# The "Ghost BUCK"



## WATER FOX (May 7, 2008)

Finally after 20 days of trail camera pics all night pics.I got this 170s class BUCK on November 10th at 810am .He was about to crush my BUCK decoy when I shot him at 12yrs.Thanks to Frank Justice and my family who allowed me to chase my dreams.I finally got the deer I was hunting.This is my best deer to date.13 scorable points but is basic 6 by 5


----------



## threeten (Feb 5, 2014)

A real hog there!! Congrats


----------



## 9Left (Jun 23, 2012)

Wow! That's a GREAT deer man! I bet your heart was racing


----------



## fastwater (Apr 1, 2014)

A deer of a lifetime. 

Congrats to ya.


----------



## Mr. A (Apr 23, 2012)

Dang! Nice Buck!


----------



## erik (Jun 15, 2010)

really nice deer good job


----------



## Scum_Frog (Apr 3, 2009)

Awesome Job!


----------



## sherman51 (Apr 12, 2011)

congrats on a deer of a lifetime. would like to hear a little more about your hunt.
sherman


----------



## Dan (Jul 16, 2007)

Damn thats a monster!


----------



## ML1187 (Mar 13, 2012)

Love it ! The experience of shooting a monster over a decoy is one of the most exciting hunts in the woods. Congrats.


----------



## WATER FOX (May 7, 2008)

9Left said:


> Wow! That's a GREAT deer man!
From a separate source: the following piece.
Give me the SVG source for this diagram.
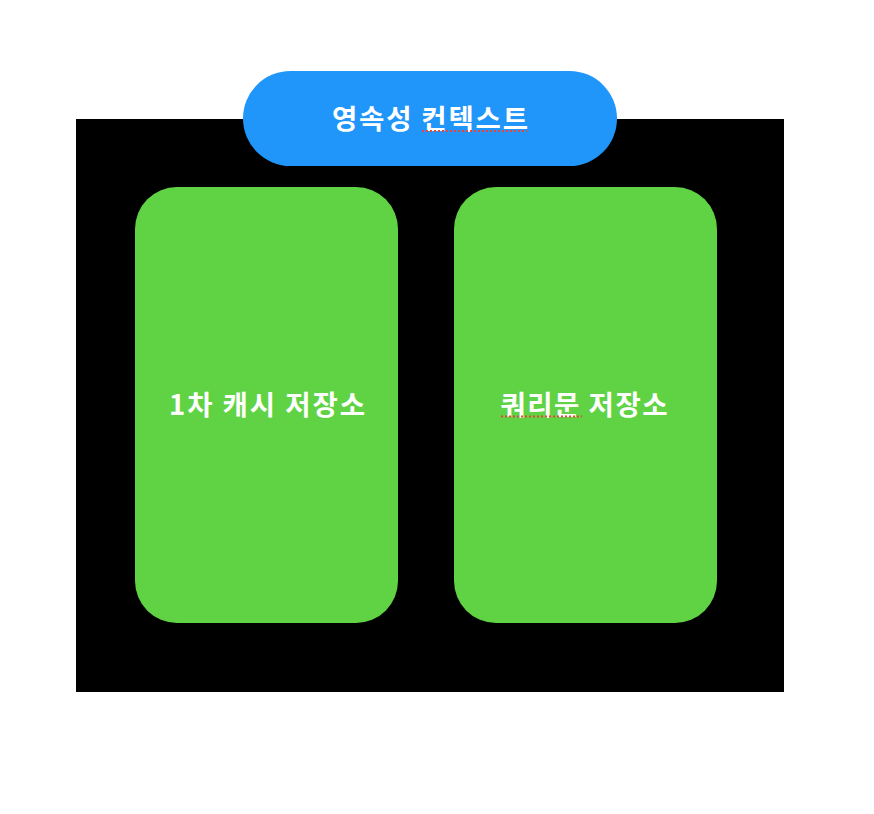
<svg xmlns="http://www.w3.org/2000/svg" width="874" height="814" viewBox="0 0 874 814">
<style>
.lbl{font-family:"Noto Sans CJK KR","Noto Sans",sans-serif;font-weight:bold;font-size:27.5px;fill:#ffffff;text-anchor:middle}
.store{fill:#5fd343}
.spell{stroke:#e8453c;stroke-width:2;stroke-dasharray:2 2;fill:none}
</style>
<rect width="874" height="814" fill="#ffffff"/>
<g id="container">
<rect x="76" y="119" width="708" height="573" fill="#000000"/>
</g>
<g id="context">
<rect x="243" y="71" width="374" height="95" rx="47.5" fill="#2196fa"/>
<text class="lbl" x="430" y="128.5" textLength="196" lengthAdjust="spacing">영속성 컨텍스트</text>
<line class="spell" x1="422" y1="131" x2="527" y2="131"/>
</g>
<g id="cache">
<rect class="store" x="135" y="187" width="263" height="436" rx="42"/>
<text class="lbl" x="267" y="414.5" textLength="196" lengthAdjust="spacing">1차 캐시 저장소</text>
</g>
<g id="query">
<rect class="store" x="454" y="187" width="263" height="436" rx="42"/>
<text class="lbl" x="584" y="414.5" textLength="167" lengthAdjust="spacing">쿼리문 저장소</text>
<line class="spell" x1="501" y1="416.5" x2="582" y2="416.5"/>
</g>
<g id="connectors"/>
</svg>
I bet your heart was racing


It was thanks,Gary


----------



## K gonefishin (May 4, 2004)

Great deer


----------



## WATER FOX (May 7, 2008)

Here is a couple trail photos I had.He showed up every couple day's all of October.


----------



## Homey (Apr 20, 2004)

Wow. congrats.


----------



## SKRAMER (Sep 17, 2014)

Wow Great Buck.


----------



## WATER FOX (May 7, 2008)

SKRAMER said:


> Wow Great Buck.


Thanks


----------